Most centurions commanded around 80 legionaries, but seniors often went on to command cohorts of up to 1000.
Centurions had to be literate, have connections, have already served a few years in the military and be at least 30 years of age.
The earlier version of their uniform included the gilded and molded leather torso armour we see depicted on our drawing. A cloth and leather skirt would have completed the vestment along with a cape and a leather shirt.
During combat leather leggings would also cover their legs.
Our Centurion holds a vine staff called in latin a ‘Vitis’ which was a symbol of his authority and the implement with which he meted out punishment.

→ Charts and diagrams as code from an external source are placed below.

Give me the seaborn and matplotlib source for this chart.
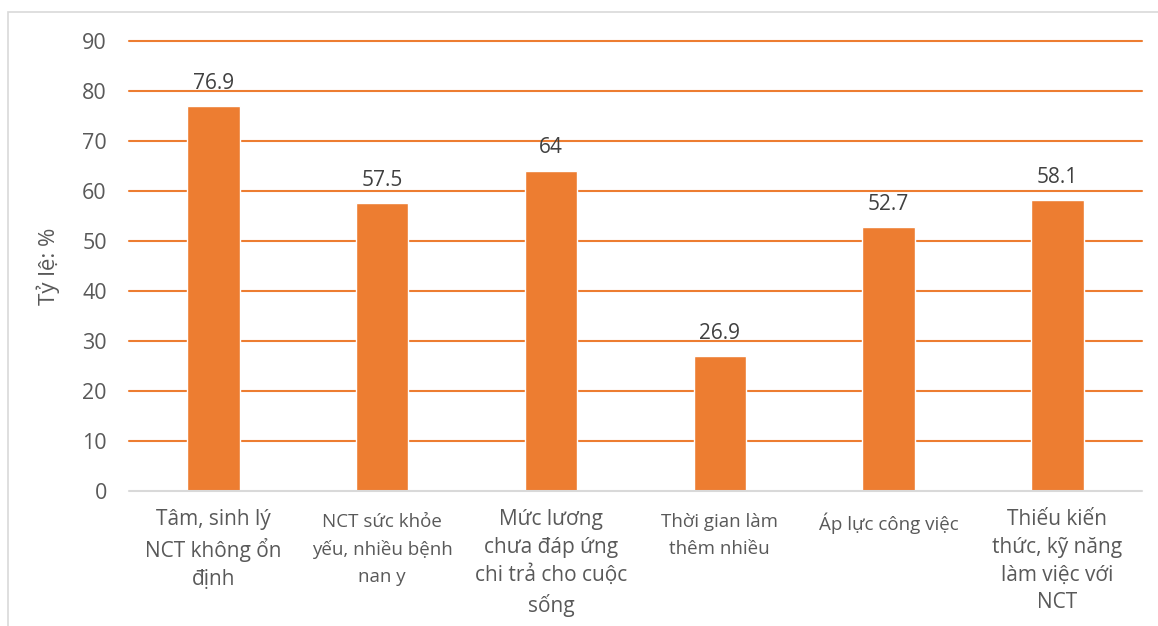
import pandas as pd
import seaborn as sns
import matplotlib.pyplot as plt
from matplotlib.patches import Rectangle

categories = ['Tâm, sinh lý\nNCT không ổn\nđịnh',
              'NCT sức khỏe\nyếu, nhiều bệnh\nnan y',
              'Mức lương\nchưa đáp ứng\nchi trả cho cuộc\nsống',
              'Thời gian làm\nthêm nhiều',
              'Áp lực công việc',
              'Thiếu kiến\nthức, kỹ năng\nlàm việc với\nNCT']
values = [76.9, 57.5, 64, 26.9, 52.7, 58.1]
value_labels = ['76.9', '57.5', '64', '26.9', '52.7', '58.1']
label_sizes = [15, 13.5, 15, 13.5, 13.5, 15]
line_gaps = [1.42, 1.62, 1.42, 1.62, 1.62, 1.42]

df = pd.DataFrame({'cat': categories, 'val': values})

sns.set_theme(style='white')
plt.rcParams['font.family'] = ['Open Sans', 'DejaVu Sans']

orange = '#ED7D31'
gray = '#595959'

fig = plt.figure(figsize=(11.58, 6.26), dpi=100)
ax = fig.add_axes([0.1114, 0.2157, 0.8746, 0.7188])
fig.patches.append(Rectangle((8 / 1158, -0.1), 1.2, 1 - 12 / 626 + 0.1,
                             transform=fig.transFigure, fill=False,
                             edgecolor='#d9d9d9', linewidth=1.2))

sns.barplot(data=df, x='cat', y='val', color=orange, saturation=1, width=0.31, ax=ax, zorder=3)

ax.set_ylim(0, 90)
ax.set_yticks(range(0, 91, 10))
ax.set_xlim(-0.5, 5.5)
for y in range(10, 91, 10):
    ax.axhline(y, color=orange, linewidth=1.5, zorder=1, clip_on=False)
ax.axhline(0, color='#d9d9d9', linewidth=1.5, zorder=4, clip_on=False)

for i, (v, t) in enumerate(zip(values, value_labels)):
    ax.text(i, v + 3.5, t, ha='center', va='baseline', fontsize=15, color='#404040')

ax.set_xticks(range(len(categories)))
ax.set_xticklabels([])
for i, (c, s, g) in enumerate(zip(categories, label_sizes, line_gaps)):
    top = -3.6 if s > 14 else -4.4
    ax.text(i, top, c, ha='center', va='top', fontsize=s, color=gray,
            linespacing=g)

ax.tick_params(axis='y', labelsize=15.5, colors=gray, length=0, pad=16)
ax.tick_params(axis='x', length=0)
for s in ax.spines.values():
    s.set_visible(False)
ax.set_xlabel('')
ax.set_ylabel('Tỷ lệ: %', fontsize=16, color=gray, labelpad=16)

fig.savefig('out.png', dpi=100)
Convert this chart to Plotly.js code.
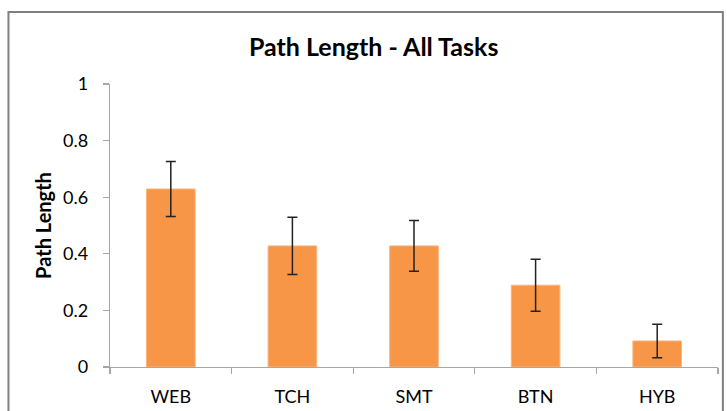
<!DOCTYPE html>
<html>
<head>
<meta charset="utf-8">
<script src="https://cdn.plot.ly/plotly-3.0.1.min.js"></script>
<style>html,body{margin:0;padding:0;background:#fff;}#chart{width:727px;height:411px;}</style>
</head>
<body>
<div id="chart"></div>
<script>
var categories = ["WEB", "TCH", "SMT", "BTN", "HYB"];
var pathLength = [0.629, 0.428, 0.428, 0.289, 0.092];
var errorValues = [0.097, 0.101, 0.090, 0.092, 0.059];
var yTickValues = [0, 0.2, 0.4, 0.6, 0.8, 1];
var yTickLabels = ["0", "0.2", "0.4", "0.6", "0.8", "1"];

var FONT = "Lato, 'Open Sans', sans-serif";

var trace = {
  type: "bar",
  x: categories,
  y: pathLength,
  marker: {color: "#F79646", line: {color: "#FBB57F", width: 1}},
  width: 0.4,
  error_y: {type: "data", array: errorValues, visible: true, color: "#222222", thickness: 1.5, width: 5}
};

var layout = {
  width: 727, height: 411,
  margin: {l: 110, r: 9, t: 84, b: 44, pad: 0},
  paper_bgcolor: "#ffffff", plot_bgcolor: "#ffffff",
  showlegend: false,
  title: {text: "<b>Path Length - All Tasks</b>", font: {family: FONT, size: 25, color: "#000"},
          xref: "container", x: 0.514, xanchor: "center", yref: "container", y: 0.885, yanchor: "middle"},
  xaxis: {
    showline: true, linecolor: "#a6a6a6", linewidth: 1.2,
    ticks: "outside", tickson: "boundaries", ticklen: 6, tickcolor: "#a6a6a6", tickwidth: 1.2,
    tickfont: {family: FONT, size: 18, color: "#000"},
    ticklabelstandoff: 13,
    showgrid: false, zeroline: false, fixedrange: true
  },
  yaxis: {
    range: [0, 1], tickvals: yTickValues, ticktext: yTickLabels,
    showline: true, linecolor: "#a6a6a6", linewidth: 1.2,
    ticks: "outside", ticklen: 6, tickcolor: "#a6a6a6", tickwidth: 1.2,
    tickfont: {family: FONT, size: 18, color: "#000"},
    ticklabelstandoff: 11,
    showgrid: false, zeroline: false, fixedrange: true,
    title: {text: "<b>Path Length</b>", font: {family: FONT, size: 20, color: "#000"}, standoff: 6}
  },
  shapes: [{
    type: "rect", xref: "paper", yref: "paper",
    x0: -0.167, x1: 1.008, y0: -0.3, y1: 1.254,
    line: {color: "#7f7f7f", width: 2}, fillcolor: "rgba(0,0,0,0)", layer: "below"
  }]
};

Plotly.newPlot("chart", [trace], layout, {displayModeBar: false, staticPlot: true});
</script>
</body>
</html>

His ‘Galea’ or helmet in latin, has a distinct crest, called a ‘Crista transversa’ made of feathers. The crest could either be made of feathers or of horse hair and could be directly on the helmet or rose above it as is shown here.
In our drawing we also see a large shield, which holds a lion head. The shields existence as part of their uniform was disputed early on, but has been attested to in many writings of battles.
The drawing is beautiful and lightly executed in Sanguine or Red Chalk yet full of authority and balance.
This Drawing was authentified as a French School XVIII century by the Cabinet De Bayser under number 3095/23.
The gilt wood frame is 19th century.
The frame measures 11.50 inches large by 13.50 inches high.
The Drawing measures 6.50 inches wide by 8 inches high.